Ahora que vivimos entre grandes lluvias, inundaciones, temporales, huracanes, tsunamis, terremotos y deslizamientos de tierras, tenemos que reaprender a escuchar a la naturaleza.
Toda nuestra cultura occidental, de vertiente griega, está asentada sobre el ver. No sin razón la categoría central –idéia (eidos en griego)– significa visión.
Hemos desarrollado nuestra visión hasta los últimos límites.
Con los telescopios de gran potencia hemos penetrado hasta las profundidades del universo para ver las galaxias más distantes. Hemos descendido hasta las partículas elementales y el misterio íntimo de la vida. Mirar es todo para nosotros. Pero debemos tomar conciencia de que este es el modo de ser de los occidentales y no el de todos.
Otras culturas próximas a nosotros, las andinas de los quechuas, los aymaras y otros se estructuran alrededor del escuchar. Lógicamente también ven, pero su particularidad es escuchar los mensajes de aquello que ven. Un campesino del altiplano boliviano me dijo: «yo escucho la naturaleza y sé lo que me dice la montaña». Y hablando con un chamán me decía: «yo escucho a la Pachamama y sé lo que ella me está comunicando».
Todo habla: las estrellas, el sol, la luna, las montañas soberbias, los lagos serenos, los valles profundos, las nubes fugaces, las selvas, los pájaros y los animales. Esas personas aprenden a escuchar atentamente estas voces. Los libros no son importantes para ellos porque son mudos, mientras que la naturaleza está llena de voces. Y se han especializado en esta escucha de tal forma que, al ver las nubes, al escuchar los vientos, al observar las llamas o los movimientos de las hormigas, saben lo que va a suceder en la naturaleza.

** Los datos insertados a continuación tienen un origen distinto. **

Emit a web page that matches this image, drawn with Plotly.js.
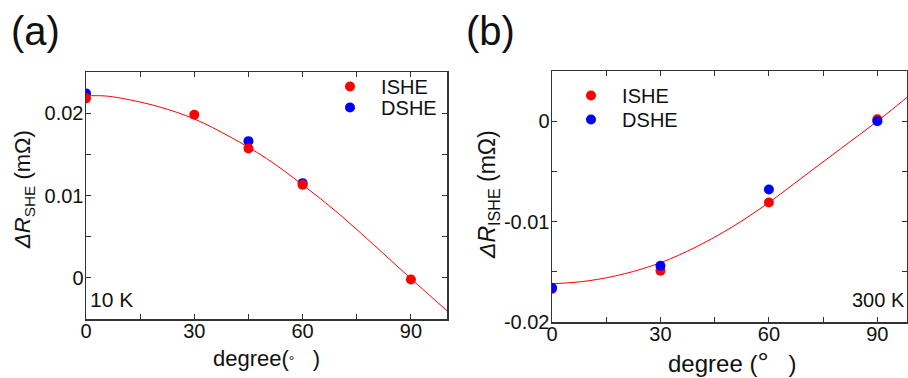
<!DOCTYPE html>
<html>
<head>
<meta charset="utf-8">
<script src="https://cdn.plot.ly/plotly-3.0.1.min.js"></script>
<style>
  html, body { margin: 0; padding: 0; background: #fff; }
  #chart { width: 908px; height: 378px; }
</style>
</head>
<body>
<div id="chart"></div>
<script>
// Measured angles (degrees)
const angles10K = [0, 30, 45, 60, 90];
const anglesDshe10K = [0, 45, 60];
const angles300K = [0, 30, 60, 90];

// Spin Hall resistance at 10 K (mΩ)
const ishe10K = [0.0218, 0.0198, 0.0157, 0.0113, -0.0002];
const dshe10K = [0.0224, 0.0166, 0.0115];

// Spin Hall resistance at 300 K (mΩ)
const ishe300K = [-0.0167, -0.0149, -0.0081, 0.0002];
const dshe300K = [-0.0166, -0.0144, -0.0068, 0.0000];

// Fitted curves
const fitAngles10K = [0, 5, 10, 20, 30, 40, 50, 60, 70, 80, 90, 100];
const fit10K = [0.0221, 0.0221, 0.0218, 0.0208, 0.0193, 0.0171, 0.0145, 0.0113, 0.0078, 0.0039, -0.0001, -0.0040];
const fitAngles300K = [0, 10, 20, 30, 40, 50, 60, 70, 80, 90, 100];
const fit300K = [-0.0162, -0.0159, -0.0152, -0.0141, -0.0125, -0.0105, -0.0081, -0.0054, -0.0027, 0.0000, 0.0029];

// Tick labels
const xTickVals = [0, 30, 60, 90];
const xTickText = ['0', '30', '60', '90'];
const yTickVals10K = [0, 0.01, 0.02];
const yTickText10K = ['0', '0.01', '0.02'];
const yTickVals300K = [-0.02, -0.01, 0];
const yTickText300K = ['-0.02', '-0.01', '0'];

const RED = '#ff0000';
const BLUE = '#0000ff';
const FONT = 'Liberation Sans, Arial, sans-serif';
const W = 908, H = 378;
const px = v => v / W;
const py = v => 1 - v / H;
const NB = '\u00a0\u00a0';

const traces = [
  // panel (a): 10 K
  { x: fitAngles10K, y: fit10K, mode: 'lines', line: { color: RED, width: 1, shape: 'spline' },
    xaxis: 'x', yaxis: 'y', showlegend: false, hoverinfo: 'skip' },
  { x: anglesDshe10K, y: dshe10K, mode: 'markers', name: NB + 'DSHE',
    marker: { color: BLUE, size: 10 }, xaxis: 'x', yaxis: 'y', legend: 'legend2' },
  { x: angles10K, y: ishe10K, mode: 'markers', name: NB + 'ISHE',
    marker: { color: RED, size: 10 }, xaxis: 'x', yaxis: 'y', legend: 'legend' },
  // panel (b): 300 K
  { x: fitAngles300K, y: fit300K, mode: 'lines', line: { color: RED, width: 1, shape: 'spline' },
    xaxis: 'x2', yaxis: 'y2', showlegend: false, hoverinfo: 'skip' },
  { x: angles300K, y: ishe300K, mode: 'markers', name: NB + 'ISHE',
    marker: { color: RED, size: 10 }, xaxis: 'x2', yaxis: 'y2', legend: 'legend3' },
  { x: angles300K, y: dshe300K, mode: 'markers', name: NB + 'DSHE',
    marker: { color: BLUE, size: 10 }, xaxis: 'x2', yaxis: 'y2', legend: 'legend4' }
];

const axisCommon = {
  showline: true, linecolor: '#333', linewidth: 1.5, mirror: 'allticks',
  ticks: 'inside', ticklen: 5, tickwidth: 1, tickcolor: '#333',
  showgrid: false, zeroline: false, tickmode: 'array',
  tickfont: { family: FONT, size: 20, color: '#111' }
};
const minorCommon = { ticks: 'inside', ticklen: 5, tickwidth: 1, tickcolor: '#333', tickmode: 'linear', showgrid: false };

const legendAt = (x, y) => ({
  bgcolor: 'rgba(0,0,0,0)', borderwidth: 0,
  font: { family: FONT, size: 20, color: '#111' },
  xanchor: 'left', yanchor: 'top', x: px(x), y: py(y)
});

const ann = (text, x, y, size, extra) => Object.assign({
  text: text, x: px(x), y: py(y), xref: 'paper', yref: 'paper', showarrow: false,
  xanchor: 'center', yanchor: 'middle', font: { family: FONT, size: size, color: '#111' }
}, extra || {});

const layout = {
  width: W, height: H,
  margin: { l: 0, r: 0, t: 0, b: 0 },
  paper_bgcolor: '#fff', plot_bgcolor: '#fff',
  font: { family: FONT, color: '#111' },
  xaxis: Object.assign({}, axisCommon, {
    domain: [px(86), px(447)], range: [0, 100], anchor: 'y',
    tickvals: xTickVals, ticktext: xTickText, ticklabelstandoff: -7,
    minor: Object.assign({}, minorCommon, { tick0: 0, dtick: 15 })
  }),
  yaxis: Object.assign({}, axisCommon, {
    domain: [py(319), py(72)], range: [-0.005, 0.025], anchor: 'x',
    tickvals: yTickVals10K, ticktext: yTickText10K, ticklabelstandoff: -3,
    minor: Object.assign({}, minorCommon, { tick0: 0, dtick: 0.005 })
  }),
  xaxis2: Object.assign({}, axisCommon, {
    domain: [px(552), px(907)], range: [0, 98.2], anchor: 'y2',
    tickvals: xTickVals, ticktext: xTickText, ticklabelstandoff: -7,
    minor: Object.assign({}, minorCommon, { tick0: 0, dtick: 15 })
  }),
  yaxis2: Object.assign({}, axisCommon, {
    domain: [py(322), py(71)], range: [-0.02, 0.005], anchor: 'x2',
    tickvals: yTickVals300K, ticktext: yTickText300K, ticklabelstandoff: -3,
    minor: Object.assign({}, minorCommon, { tick0: 0, dtick: 0.005 })
  }),
  legend: legendAt(330, 67),
  legend2: legendAt(330, 88),
  legend3: legendAt(571, 76),
  legend4: legendAt(571, 100),
  annotations: [
    ann('(a)', 35, 31, 40),
    ann('(b)', 490, 31, 40),
    ann('<i>ΔR</i><sub>SHE</sub> (mΩ)', 24, 190, 22, { textangle: -90 }),
    ann('<i>ΔR</i><sub>ISHE</sub> (mΩ)', 488, 194, 23, { textangle: -90 }),
    ann('degree(<span style="font-size:14px">°</span>\u00a0\u00a0\u00a0)', 266, 358, 22),
    ann('degree (<span style="font-size:28px">°</span>\u00a0\u00a0\u00a0)', 732, 362, 24),
    ann('10 K', 88, 299, 21, { xanchor: 'left' }),
    ann('300 K', 907, 300, 20, { xanchor: 'right' })
  ]
};

Plotly.newPlot('chart', traces, layout, { staticPlot: true, displayModeBar: false });
</script>
</body>
</html>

Esto me recuerda una antigua tradición teológica elaborada por san Agustín y sistematizada por san Buenaventura en la Edad Media: la revelación divina primera es la voz de la naturaleza, el verdadero libro hablante de Dios. Pero como hemos perdido nuestra capacidad de oír, Dios, por piedad, nos dio un segundo libro, que es la Biblia, para que escuchando sus contenidos pudiésemos oír nuevamente lo que la naturaleza nos dice.

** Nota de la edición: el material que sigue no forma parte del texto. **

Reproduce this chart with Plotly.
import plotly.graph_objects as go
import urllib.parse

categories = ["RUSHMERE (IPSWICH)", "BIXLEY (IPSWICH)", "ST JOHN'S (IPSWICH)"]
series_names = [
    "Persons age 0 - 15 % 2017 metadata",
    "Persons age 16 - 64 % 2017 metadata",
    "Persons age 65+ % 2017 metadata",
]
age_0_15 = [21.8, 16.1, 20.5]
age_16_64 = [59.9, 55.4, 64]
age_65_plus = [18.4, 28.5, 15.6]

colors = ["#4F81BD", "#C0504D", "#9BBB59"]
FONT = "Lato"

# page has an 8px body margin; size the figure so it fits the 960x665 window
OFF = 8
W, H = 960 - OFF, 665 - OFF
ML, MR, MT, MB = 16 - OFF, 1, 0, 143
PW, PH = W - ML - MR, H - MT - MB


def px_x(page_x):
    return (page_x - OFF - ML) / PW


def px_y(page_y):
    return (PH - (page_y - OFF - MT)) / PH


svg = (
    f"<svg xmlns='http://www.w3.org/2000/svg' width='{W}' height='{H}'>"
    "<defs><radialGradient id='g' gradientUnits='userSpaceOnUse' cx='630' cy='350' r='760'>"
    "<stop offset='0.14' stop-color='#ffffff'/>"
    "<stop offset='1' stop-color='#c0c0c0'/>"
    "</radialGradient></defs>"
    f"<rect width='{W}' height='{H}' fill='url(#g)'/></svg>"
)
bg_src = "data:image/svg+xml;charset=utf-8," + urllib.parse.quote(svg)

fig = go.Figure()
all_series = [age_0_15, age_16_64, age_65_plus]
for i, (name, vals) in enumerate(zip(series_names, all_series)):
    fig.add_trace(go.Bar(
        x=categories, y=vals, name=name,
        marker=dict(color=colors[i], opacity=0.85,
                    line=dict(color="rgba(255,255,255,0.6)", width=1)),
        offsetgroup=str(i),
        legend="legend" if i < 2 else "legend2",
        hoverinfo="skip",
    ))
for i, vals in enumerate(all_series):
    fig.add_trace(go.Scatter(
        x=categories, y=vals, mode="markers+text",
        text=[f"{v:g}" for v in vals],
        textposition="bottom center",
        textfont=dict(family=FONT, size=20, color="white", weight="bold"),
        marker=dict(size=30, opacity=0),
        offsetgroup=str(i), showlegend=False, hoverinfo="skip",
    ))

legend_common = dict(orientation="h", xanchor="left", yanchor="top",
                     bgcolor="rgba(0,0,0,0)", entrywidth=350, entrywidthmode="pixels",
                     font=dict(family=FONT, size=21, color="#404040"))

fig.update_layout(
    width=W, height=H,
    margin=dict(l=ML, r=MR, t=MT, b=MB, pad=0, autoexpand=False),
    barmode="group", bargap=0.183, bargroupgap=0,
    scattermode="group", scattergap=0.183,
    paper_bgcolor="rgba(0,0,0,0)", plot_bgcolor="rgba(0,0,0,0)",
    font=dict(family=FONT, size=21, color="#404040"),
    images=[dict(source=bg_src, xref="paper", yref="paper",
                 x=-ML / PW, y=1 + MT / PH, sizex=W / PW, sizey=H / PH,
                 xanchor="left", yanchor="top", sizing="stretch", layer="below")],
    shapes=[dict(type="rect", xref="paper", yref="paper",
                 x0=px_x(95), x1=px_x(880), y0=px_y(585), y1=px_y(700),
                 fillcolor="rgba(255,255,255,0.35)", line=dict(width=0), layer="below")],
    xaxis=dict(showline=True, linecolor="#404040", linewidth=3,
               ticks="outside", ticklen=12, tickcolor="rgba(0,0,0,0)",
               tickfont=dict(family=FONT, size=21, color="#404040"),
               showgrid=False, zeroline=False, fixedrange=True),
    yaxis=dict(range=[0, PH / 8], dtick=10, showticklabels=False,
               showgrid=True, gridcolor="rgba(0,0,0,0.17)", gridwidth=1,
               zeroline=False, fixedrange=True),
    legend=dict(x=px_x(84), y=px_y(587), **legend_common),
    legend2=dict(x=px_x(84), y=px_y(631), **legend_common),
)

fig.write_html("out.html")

Cuando Francisco Pizarro en 1532 en Cajamarca, mediante una emboscada traicionera, hizo prisionero al jefe inca Atahualpa, ordenó al fraile dominico Vicente Valverde que con su intérprete Felipillo le leyese el requerimiento, un texto en latín por el cual se dejaban bautizar y se sometían a los soberanos españoles, pues el papa así lo había dispuesto. Si no lo hacían, podían ser esclavizados por desobediencia.
Para la cultura andina todo se estructura dentro de un tejido de relaciones vivas, cargadas de sentido y de mensajes. Perciben el hilo que penetra, unifica y da significado a todo. Nosotros los occidentales vemos los árboles pero no percibimos el bosque. Las cosas están aisladas unas de otras.
En estos días debemos escuchar lo que las nubes negras, los bosques de las laderas de las montañas, los ríos que crecen y rompen barreras, las pendientes abruptas y las rocas sueltas nos advierten.
Las ciencias de la naturaleza nos ayudan en esta escucha. Pero no es nuestro hábito cultural captar las advertencias de aquello que vemos y entonces nuestra sordera nos hace víctimas de desastres que hay que lamentar.